Parliamentarians and representatives from a range of seafood industries came together to discuss issues affecting recruitment into seafood careers in Westminster on Wednesday 12 June. The event was the second public meeting of the All Party Parliamentary Group on Fisheries, a cross-party body focused on issues affecting the UK fishing and seafood sector.
The Careers on Land and at Sea seminar opened discussion on the challenges facing processing, fishmongering and the supply chain, and how to attract and train new recruits in these industries.
The number of people employed within each segment of the UK fisheries supply chain is significant with seafood processing alone accounting for around 18,000 jobs. However, there are concerns that not enough young people are being recruited to sustain this workforce. The Parliamentary event earlier this month, chaired by MPs Alistair Carmichael and Melanie Onn, brought together representatives from across the seafood sector to highlight where the most pressing challenges lie, and spark debate on potential solutions.

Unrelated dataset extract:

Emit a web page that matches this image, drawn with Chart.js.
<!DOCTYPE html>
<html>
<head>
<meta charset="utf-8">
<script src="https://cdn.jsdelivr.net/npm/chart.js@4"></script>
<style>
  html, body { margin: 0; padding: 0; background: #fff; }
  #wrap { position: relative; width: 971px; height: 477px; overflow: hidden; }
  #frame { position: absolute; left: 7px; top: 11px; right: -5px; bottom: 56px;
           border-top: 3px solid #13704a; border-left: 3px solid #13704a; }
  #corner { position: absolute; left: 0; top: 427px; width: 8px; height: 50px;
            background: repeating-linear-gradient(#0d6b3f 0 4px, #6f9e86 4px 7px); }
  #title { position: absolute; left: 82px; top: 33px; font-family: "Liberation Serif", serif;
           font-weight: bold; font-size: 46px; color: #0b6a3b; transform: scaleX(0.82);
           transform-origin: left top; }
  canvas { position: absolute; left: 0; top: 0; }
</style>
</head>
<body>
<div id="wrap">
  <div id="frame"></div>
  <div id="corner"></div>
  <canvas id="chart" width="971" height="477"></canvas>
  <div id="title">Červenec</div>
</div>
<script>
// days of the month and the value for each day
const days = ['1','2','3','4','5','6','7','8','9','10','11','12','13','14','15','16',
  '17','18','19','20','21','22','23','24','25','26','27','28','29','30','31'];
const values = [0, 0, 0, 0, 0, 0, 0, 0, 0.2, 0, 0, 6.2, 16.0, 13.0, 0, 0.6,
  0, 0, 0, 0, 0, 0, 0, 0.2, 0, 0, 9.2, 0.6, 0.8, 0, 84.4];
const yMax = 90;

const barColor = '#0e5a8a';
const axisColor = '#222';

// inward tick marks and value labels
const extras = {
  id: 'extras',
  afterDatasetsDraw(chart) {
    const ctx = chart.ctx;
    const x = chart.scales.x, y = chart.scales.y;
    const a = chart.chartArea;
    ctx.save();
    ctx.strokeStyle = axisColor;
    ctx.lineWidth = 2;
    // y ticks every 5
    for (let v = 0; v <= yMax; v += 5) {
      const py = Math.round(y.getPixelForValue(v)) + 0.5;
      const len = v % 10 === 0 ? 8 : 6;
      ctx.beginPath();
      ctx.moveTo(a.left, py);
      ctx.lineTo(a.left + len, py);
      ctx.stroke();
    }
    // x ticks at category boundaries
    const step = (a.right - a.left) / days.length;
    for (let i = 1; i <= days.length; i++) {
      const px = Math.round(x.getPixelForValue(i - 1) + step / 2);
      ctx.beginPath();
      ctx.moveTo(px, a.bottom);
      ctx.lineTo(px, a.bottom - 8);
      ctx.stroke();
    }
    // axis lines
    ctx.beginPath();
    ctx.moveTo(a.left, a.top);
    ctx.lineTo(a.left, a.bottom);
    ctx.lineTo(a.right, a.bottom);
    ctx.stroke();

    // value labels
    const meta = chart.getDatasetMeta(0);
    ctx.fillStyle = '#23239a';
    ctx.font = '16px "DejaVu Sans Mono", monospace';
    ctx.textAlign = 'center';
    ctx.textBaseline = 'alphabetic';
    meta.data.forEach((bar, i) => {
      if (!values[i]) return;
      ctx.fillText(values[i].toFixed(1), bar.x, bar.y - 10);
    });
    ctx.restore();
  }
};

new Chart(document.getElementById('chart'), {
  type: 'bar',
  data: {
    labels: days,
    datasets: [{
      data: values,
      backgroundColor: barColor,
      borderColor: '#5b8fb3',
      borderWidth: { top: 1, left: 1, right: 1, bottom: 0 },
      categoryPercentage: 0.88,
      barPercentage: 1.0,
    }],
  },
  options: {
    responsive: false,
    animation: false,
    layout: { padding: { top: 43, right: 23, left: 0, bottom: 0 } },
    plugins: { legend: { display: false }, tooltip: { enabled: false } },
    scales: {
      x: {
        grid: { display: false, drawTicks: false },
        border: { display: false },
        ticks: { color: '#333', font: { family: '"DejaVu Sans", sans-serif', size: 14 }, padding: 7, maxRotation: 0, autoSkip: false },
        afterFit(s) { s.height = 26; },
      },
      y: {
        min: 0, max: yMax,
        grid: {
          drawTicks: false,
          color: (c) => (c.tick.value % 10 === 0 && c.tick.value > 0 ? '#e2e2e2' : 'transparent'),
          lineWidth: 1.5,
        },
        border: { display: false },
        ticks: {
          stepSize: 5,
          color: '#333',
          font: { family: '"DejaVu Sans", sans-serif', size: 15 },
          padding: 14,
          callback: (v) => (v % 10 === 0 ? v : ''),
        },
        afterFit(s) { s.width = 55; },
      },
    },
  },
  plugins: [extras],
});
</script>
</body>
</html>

‘The seafood industry struggles to recruit and retain employees; this is mostly due to the ‘manual’ nature of processing work,’ said fishmonger Rob Wing, of Wing of St Mawes.
‘Government needs to reassess the value of seafood as a whole within our food industry. We manage the processing of the last bulk wild food source there is. I would welcome a recognised qualification and or apprenticeship opportunities for young people looking to acquire artisan skills. Seafood production is an integral sector of food production and will become increasingly important, should greater volumes of seafood become available for UK to process for both the home and export markets,’ Rob Wing said.
Drawing on a wealth of industry knowledge, CJ Jackson, Principle and Chief Executive of Billingsgate Seafood School, reflected on the little-known benefits of careers in seafood, and the role of building awareness through establishing lifelong habits.
‘Seafood consumption is still challenging in the UK, and if we can encourage everyone to eat more, and it becomes much more day to day, a career in seafood may be more appealing,’ CJ Jackson said.
Despite the diversity of seafood careers on offer, young people entering the jobs market see the sector as unattractive employment.
‘The biggest challenge is awareness of the opportunities within the sector,’ commented Simon Dwyer, Manager of Seafox Management Consultants. Like others at the event, he emphasised that this ‘is an exciting and multifaceted industry and needs to be portrayed as such.’
‘The biggest challenge is awareness of the opportunities within the sector for a career – not just directly in seafood processing itself, but within larger organisations working within technical, engineering, new product development, IT, finance, HR & buying,’ Simon Dwyer said.
The consensus was clear. The industry needs to work together to show that seafood careers are an opportunity worth seizing. With clearer messaging on the array of seafood careers available and cross-industry coordination, recruitment into seafood careers could receive a much-needed boost.
The next APPG on Fisheries meeting will cover seafood marketing and certification, with organisers hoping to attract a similar range of engaged voices from across the sector.